What were the biggest initial hurdles and how did you overcome them?
For sure learning a new language from zero. I did not speak English when I moved to New York. It was one of the biggest challenges. But I was so determined of making it, I went to school but it wasn’t enough, I wanted to learn the kind of language they speak in business, so I remember going to the same conference 12 times, obstinately myself “I’m going to stay here until I won’t understand what the hell they’re talking about”. Another major obstacle was obtaining the right Visa to establish my business in the US. It is extremely expensive to hire a lawyer and to obtain a Visa. I was forced in and out of the country because I had a temporary visa that kept expiring.
It slowed me down so much, every single time I was building up. Then I had to leave, every 6 months especially when things were starting to pick up again. Momentarily, I am working hard to secure my 5 years Visa. It is a never ending challenge, but it keeps me grounded everyday. I know there is no time to be wasted. This hurdle has helped me to make the most out of every second, I remembered I had a countdown on my phone, counting the days I had to leave, so I knew I had to speed up. Yes, overwhelming, but for sure it has increased my business performance.
What books are you currently reading?
The One Thing, by Gary Keller. It teaches you to keep asking yourself in any given area of your life, “What’s the one thing I can do, such that by doing it everything else is easier or unnecessary?” It helps you prioritize your tasks, by understanding what works and by doing more of what works and less of what doesn’t.
What do you know today that you wish you would have known when you first got started?
I wish I knew I could aim higher. Lack of belief, leads you to set yourself unreasonable ceilings of achievement that ends up limiting you when you reach your goal. I would have told myself, do not box yourself into what you believe you can achieve, but aim for the biggest and most unachievable thing you desire. When I started styling people for 50$ per session I would have never imagined that I was starting a 6 figure business. Thinking big from the beginning would have helped me to set things up differently.
What advice would you give to an upcoming youth or talents locally and internationally?

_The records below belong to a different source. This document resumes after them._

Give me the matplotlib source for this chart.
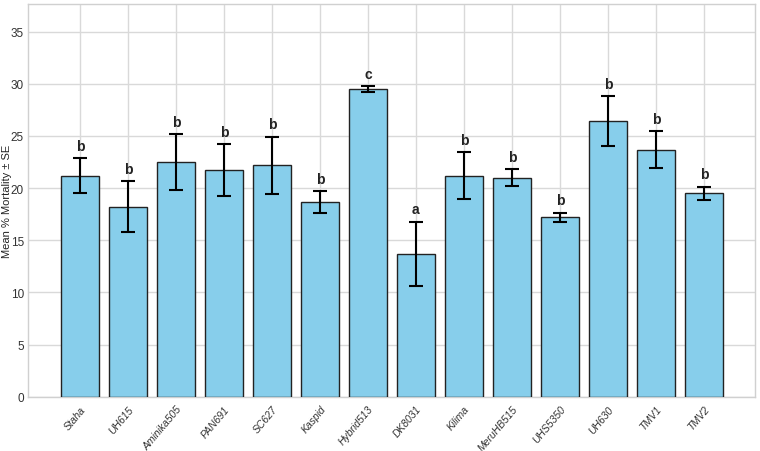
import matplotlib
matplotlib.use('Agg')
import matplotlib.pyplot as plt
import numpy as np

varieties = ['Staha', 'UH615', 'Aminika505', 'PAN691', 'SC627', 'Kaspid', 'Hybrid513',
             'DK8031', 'Kilima', 'MeruHB515', 'UHS5350', 'UH630', 'TMV1', 'TMV2']
mortality = [21.2, 18.2, 22.5, 21.7, 22.2, 18.7, 29.5, 13.7, 21.2, 21.0, 17.2, 26.4, 23.7, 19.5]
se = [1.65, 2.45, 2.7, 2.5, 2.75, 1.05, 0.25, 3.1, 2.25, 0.8, 0.45, 2.4, 1.8, 0.65]
letters = ['b', 'b', 'b', 'b', 'b', 'b', 'c', 'a', 'b', 'b', 'b', 'b', 'b', 'b']

plt.rcParams['font.family'] = ['Liberation Sans Narrow', 'Liberation Sans', 'DejaVu Sans']

fig, ax = plt.subplots(figsize=(7.6, 4.52), dpi=100)
fig.subplots_adjust(left=0.037, right=0.993, top=0.99, bottom=0.12)

x = np.arange(len(varieties))
ax.bar(x, mortality, width=0.8, color='#87CEEB', edgecolor='#222222', linewidth=1.0,
       yerr=se, capsize=5, error_kw=dict(ecolor='black', elinewidth=1.5, capthick=1.5),
       zorder=3)

for xi, m, s, lab in zip(x, mortality, se, letters):
    ax.text(xi, m + s + 0.5, lab, ha='center', va='bottom', fontsize=10,
            fontweight='bold', color='#222222', zorder=4)

ax.set_xticks(x)
ax.set_xticklabels(varieties, rotation=50, ha='right', rotation_mode='anchor',
                   fontsize=7.5, style='italic', color='#333333')
ax.set_xlim(-1.08, 14.06)
ax.set_ylim(0, 37.7)
ax.set_yticks(range(0, 36, 5))
ax.tick_params(axis='y', labelsize=8.5, length=0, colors='#333333', pad=3)
ax.tick_params(axis='x', length=0, pad=5)
ax.set_ylabel('Mean % Mortality ± SE', fontsize=8, color='#222222',
              family=['Liberation Sans', 'DejaVu Sans'])
ax.yaxis.set_label_coords(-0.022, 0.5)

ax.grid(True, color='#d9d9d9', linewidth=1.0, zorder=0)
ax.set_axisbelow(True)
for sp in ax.spines.values():
    sp.set_color('#d0d0d0')
    sp.set_linewidth(1.0)

fig.savefig('out.png', dpi=100)
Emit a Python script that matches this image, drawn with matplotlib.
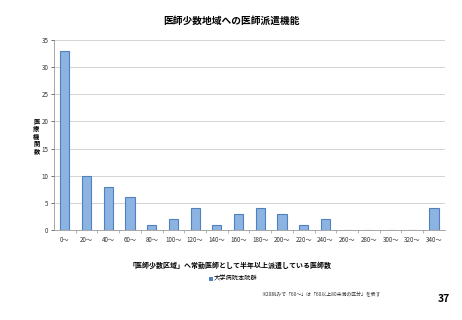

Do not let anyone tell you what’s right or not for you. Power resides in our unique individuality which when introduced to others is perceived as weird, out of the lines, so other people will try to discourage you, thinking that playing it safe will help you have a better life. Do not ever listen to that. Playing it safe will just let you stay small. Do what you love, no matter how risky and weird it may sound, because you can never fail at what you love: you just have to keep trying until it works out. And it does, trust me.